▸ WORK TO DO: What follows is a listing; restate every line of it word for word.

▸ INFORMATION SUPPLIED:
--- Begin ---

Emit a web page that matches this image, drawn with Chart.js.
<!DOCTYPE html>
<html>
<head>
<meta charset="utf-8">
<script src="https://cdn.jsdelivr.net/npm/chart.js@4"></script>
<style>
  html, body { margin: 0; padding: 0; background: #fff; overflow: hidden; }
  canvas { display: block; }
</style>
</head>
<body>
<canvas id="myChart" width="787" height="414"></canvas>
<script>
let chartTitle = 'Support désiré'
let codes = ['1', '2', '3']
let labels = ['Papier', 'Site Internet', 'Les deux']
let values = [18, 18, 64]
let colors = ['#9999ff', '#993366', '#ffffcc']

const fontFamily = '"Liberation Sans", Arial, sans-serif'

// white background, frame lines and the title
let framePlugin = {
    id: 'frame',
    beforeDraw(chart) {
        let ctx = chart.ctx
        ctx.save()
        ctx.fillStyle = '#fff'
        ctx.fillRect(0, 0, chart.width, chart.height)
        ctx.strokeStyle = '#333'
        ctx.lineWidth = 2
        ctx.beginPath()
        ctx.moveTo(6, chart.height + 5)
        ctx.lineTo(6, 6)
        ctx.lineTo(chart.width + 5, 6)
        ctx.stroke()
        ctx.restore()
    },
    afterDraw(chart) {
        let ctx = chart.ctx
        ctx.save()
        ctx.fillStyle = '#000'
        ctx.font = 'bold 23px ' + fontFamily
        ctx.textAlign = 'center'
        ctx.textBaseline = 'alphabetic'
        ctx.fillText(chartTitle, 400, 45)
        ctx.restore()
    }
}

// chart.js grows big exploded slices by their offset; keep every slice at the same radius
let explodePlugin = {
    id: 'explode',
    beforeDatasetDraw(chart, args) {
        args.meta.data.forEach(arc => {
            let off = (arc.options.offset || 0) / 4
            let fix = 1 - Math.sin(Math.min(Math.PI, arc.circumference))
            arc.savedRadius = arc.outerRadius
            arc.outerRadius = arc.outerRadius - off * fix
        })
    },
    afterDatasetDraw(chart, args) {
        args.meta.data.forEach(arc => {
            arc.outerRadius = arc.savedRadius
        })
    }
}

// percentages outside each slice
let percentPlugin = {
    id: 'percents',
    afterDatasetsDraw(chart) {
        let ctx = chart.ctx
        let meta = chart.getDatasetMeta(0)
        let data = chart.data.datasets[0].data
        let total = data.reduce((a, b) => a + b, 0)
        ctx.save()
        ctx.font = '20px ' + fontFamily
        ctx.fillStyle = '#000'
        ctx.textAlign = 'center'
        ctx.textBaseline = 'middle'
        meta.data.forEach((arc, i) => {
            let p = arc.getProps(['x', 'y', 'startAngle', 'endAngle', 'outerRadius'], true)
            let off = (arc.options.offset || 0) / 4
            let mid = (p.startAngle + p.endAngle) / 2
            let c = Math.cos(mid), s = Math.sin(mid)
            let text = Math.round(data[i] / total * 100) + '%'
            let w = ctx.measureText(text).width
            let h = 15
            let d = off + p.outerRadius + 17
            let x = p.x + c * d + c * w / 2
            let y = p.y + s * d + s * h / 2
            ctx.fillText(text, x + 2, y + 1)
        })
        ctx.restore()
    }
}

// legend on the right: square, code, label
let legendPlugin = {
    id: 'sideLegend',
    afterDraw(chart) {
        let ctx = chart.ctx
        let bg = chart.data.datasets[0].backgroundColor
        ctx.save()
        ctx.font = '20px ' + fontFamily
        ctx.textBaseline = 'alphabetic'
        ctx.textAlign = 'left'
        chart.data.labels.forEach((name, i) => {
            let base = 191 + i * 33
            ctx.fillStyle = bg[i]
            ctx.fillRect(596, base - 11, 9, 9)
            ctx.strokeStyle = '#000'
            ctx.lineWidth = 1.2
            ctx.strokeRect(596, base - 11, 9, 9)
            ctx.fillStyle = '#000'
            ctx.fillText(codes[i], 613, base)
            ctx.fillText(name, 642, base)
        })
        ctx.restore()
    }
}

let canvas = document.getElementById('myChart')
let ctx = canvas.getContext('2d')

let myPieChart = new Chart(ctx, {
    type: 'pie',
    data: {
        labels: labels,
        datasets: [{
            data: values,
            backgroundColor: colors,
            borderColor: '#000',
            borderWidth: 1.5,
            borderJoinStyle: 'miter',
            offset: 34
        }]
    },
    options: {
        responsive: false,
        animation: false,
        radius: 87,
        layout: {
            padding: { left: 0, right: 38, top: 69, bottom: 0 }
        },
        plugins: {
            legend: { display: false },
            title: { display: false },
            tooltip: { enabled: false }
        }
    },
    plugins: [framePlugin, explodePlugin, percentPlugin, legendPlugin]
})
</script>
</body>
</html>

--- End ---

▸ EXERCISE RESPONSE:
Emit a web page that matches this image, drawn with Chart.js.
<!DOCTYPE html>
<html>
<head>
<meta charset="utf-8">
<script src="https://cdn.jsdelivr.net/npm/chart.js@4"></script>
<style>
  html, body { margin: 0; padding: 0; background: #fff; overflow: hidden; }
  canvas { display: block; }
</style>
</head>
<body>
<canvas id="myChart" width="787" height="414"></canvas>
<script>
let chartTitle = 'Support désiré'
let codes = ['1', '2', '3']
let labels = ['Papier', 'Site Internet', 'Les deux']
let values = [18, 18, 64]
let colors = ['#9999ff', '#993366', '#ffffcc']

const fontFamily = '"Liberation Sans", Arial, sans-serif'

// white background, frame lines and the title
let framePlugin = {
    id: 'frame',
    beforeDraw(chart) {
        let ctx = chart.ctx
        ctx.save()
        ctx.fillStyle = '#fff'
        ctx.fillRect(0, 0, chart.width, chart.height)
        ctx.strokeStyle = '#333'
        ctx.lineWidth = 2
        ctx.beginPath()
        ctx.moveTo(6, chart.height + 5)
        ctx.lineTo(6, 6)
        ctx.lineTo(chart.width + 5, 6)
        ctx.stroke()
        ctx.restore()
    },
    afterDraw(chart) {
        let ctx = chart.ctx
        ctx.save()
        ctx.fillStyle = '#000'
        ctx.font = 'bold 23px ' + fontFamily
        ctx.textAlign = 'center'
        ctx.textBaseline = 'alphabetic'
        ctx.fillText(chartTitle, 400, 45)
        ctx.restore()
    }
}

// chart.js grows big exploded slices by their offset; keep every slice at the same radius
let explodePlugin = {
    id: 'explode',
    beforeDatasetDraw(chart, args) {
        args.meta.data.forEach(arc => {
            let off = (arc.options.offset || 0) / 4
            let fix = 1 - Math.sin(Math.min(Math.PI, arc.circumference))
            arc.savedRadius = arc.outerRadius
            arc.outerRadius = arc.outerRadius - off * fix
        })
    },
    afterDatasetDraw(chart, args) {
        args.meta.data.forEach(arc => {
            arc.outerRadius = arc.savedRadius
        })
    }
}

// percentages outside each slice
let percentPlugin = {
    id: 'percents',
    afterDatasetsDraw(chart) {
        let ctx = chart.ctx
        let meta = chart.getDatasetMeta(0)
        let data = chart.data.datasets[0].data
        let total = data.reduce((a, b) => a + b, 0)
        ctx.save()
        ctx.font = '20px ' + fontFamily
        ctx.fillStyle = '#000'
        ctx.textAlign = 'center'
        ctx.textBaseline = 'middle'
        meta.data.forEach((arc, i) => {
            let p = arc.getProps(['x', 'y', 'startAngle', 'endAngle', 'outerRadius'], true)
            let off = (arc.options.offset || 0) / 4
            let mid = (p.startAngle + p.endAngle) / 2
            let c = Math.cos(mid), s = Math.sin(mid)
            let text = Math.round(data[i] / total * 100) + '%'
            let w = ctx.measureText(text).width
            let h = 15
            let d = off + p.outerRadius + 17
            let x = p.x + c * d + c * w / 2
            let y = p.y + s * d + s * h / 2
            ctx.fillText(text, x + 2, y + 1)
        })
        ctx.restore()
    }
}

// legend on the right: square, code, label
let legendPlugin = {
    id: 'sideLegend',
    afterDraw(chart) {
        let ctx = chart.ctx
        let bg = chart.data.datasets[0].backgroundColor
        ctx.save()
        ctx.font = '20px ' + fontFamily
        ctx.textBaseline = 'alphabetic'
        ctx.textAlign = 'left'
        chart.data.labels.forEach((name, i) => {
            let base = 191 + i * 33
            ctx.fillStyle = bg[i]
            ctx.fillRect(596, base - 11, 9, 9)
            ctx.strokeStyle = '#000'
            ctx.lineWidth = 1.2
            ctx.strokeRect(596, base - 11, 9, 9)
            ctx.fillStyle = '#000'
            ctx.fillText(codes[i], 613, base)
            ctx.fillText(name, 642, base)
        })
        ctx.restore()
    }
}

let canvas = document.getElementById('myChart')
let ctx = canvas.getContext('2d')

let myPieChart = new Chart(ctx, {
    type: 'pie',
    data: {
        labels: labels,
        datasets: [{
            data: values,
            backgroundColor: colors,
            borderColor: '#000',
            borderWidth: 1.5,
            borderJoinStyle: 'miter',
            offset: 34
        }]
    },
    options: {
        responsive: false,
        animation: false,
        radius: 87,
        layout: {
            padding: { left: 0, right: 38, top: 69, bottom: 0 }
        },
        plugins: {
            legend: { display: false },
            title: { display: false },
            tooltip: { enabled: false }
        }
    },
    plugins: [framePlugin, explodePlugin, percentPlugin, legendPlugin]
})
</script>
</body>
</html>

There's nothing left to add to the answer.